A fully-licensed build of a 16TB RAW commercial ZFS array built atop commodity hardware approaches $25-30k. That's very close to the price of an integrated storage array like Nimble or Tegile.
Build a highly-available dual-controller storage array using open-source technologies.
This solution should be capable of presenting shared storage to any NFS client.
This should be the ZFS equivalent of an dual-node array like the HP StorageWorks MSA2040.
The key to this high-availability storage design is a shared SAS-attached storage enclosure, or JBOD. Examples of this include:
- HP StorageWorks D2600/D2700/D3600/D3700 2U enclosures.

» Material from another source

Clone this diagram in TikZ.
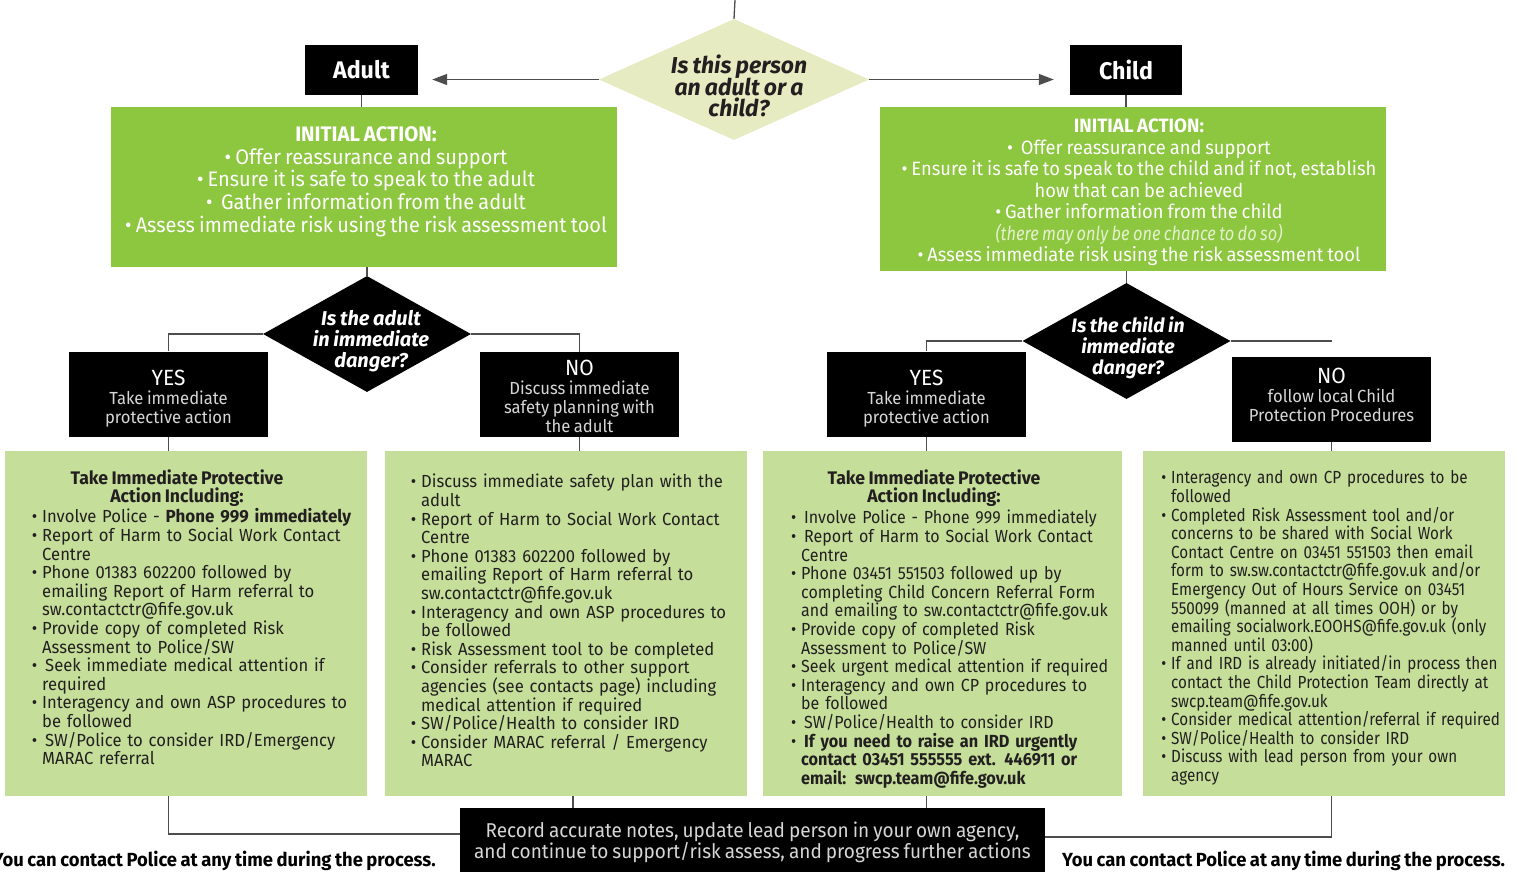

- HP StorageWorks MDS600 and D6000-series high-density enclosures
- Sun Microsystems/Oracle J4410 JBOD.
- Dell PowerVault MD1200.
- DataON DNS-1660.
These external SAS enclosures all feature:
- Redundant power supplies and fans.
- SAS expander logic on the backplane.
- Redundant SAS controllers (I/O modules) with end-to-end multipathing to accommodate dual-ported SAS disks. Dual-ported SAS drives are critical to the success of this design!
- SCSI enclosure services (SES) sensors for communication of enclosure component status.

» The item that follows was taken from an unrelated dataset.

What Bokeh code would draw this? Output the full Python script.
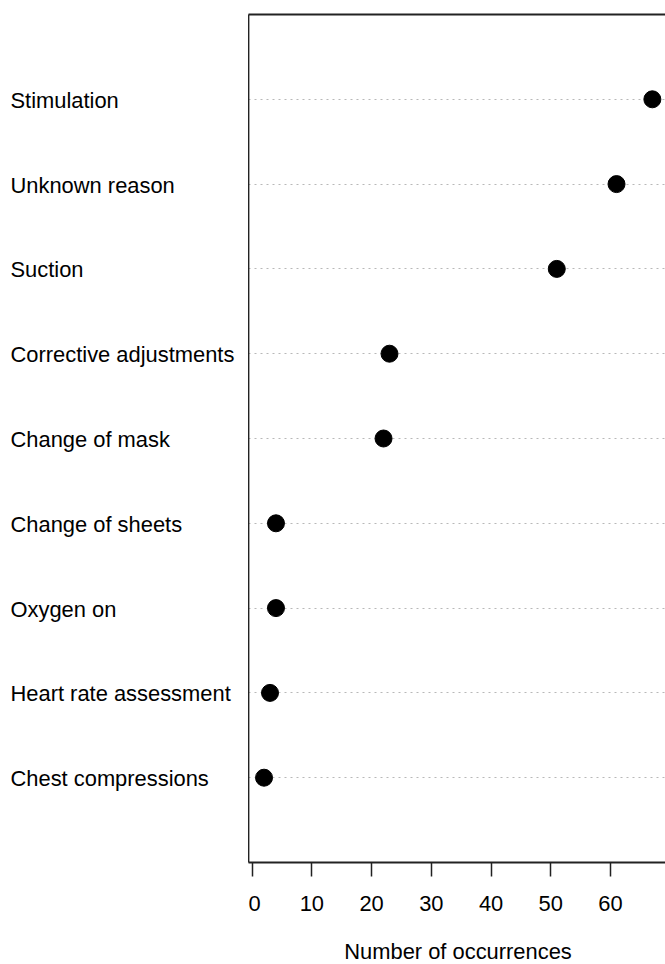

To complement the shared JBOD enclosure, we need two servers (head nodes or controllers) to provide client connectivity and compute/RAM resources for the ZFS array.
It make sense to scale the specifications of the head nodes to meet the anticipated workload of the installation. Variables may include:
- PCIe slot connectivity - For NICs, SAS host bus adapters and future expansion.
- RAM - ZFS leverages system RAM for read and write caching. Maximizing RAM amount (within reason) can help accelerate I/O workloads.
- Speed and number of CPUs - This impacts data compression performance.
- Cost - .
My recommendation is to use an Intel Nehalem, Westmere or newer CPU with four or more cores.
Low-cost build manifest for a simple 12TB usable storage array:
- 2 x HP ProLiant DL360 G7 rackmount servers ($500-$800 total)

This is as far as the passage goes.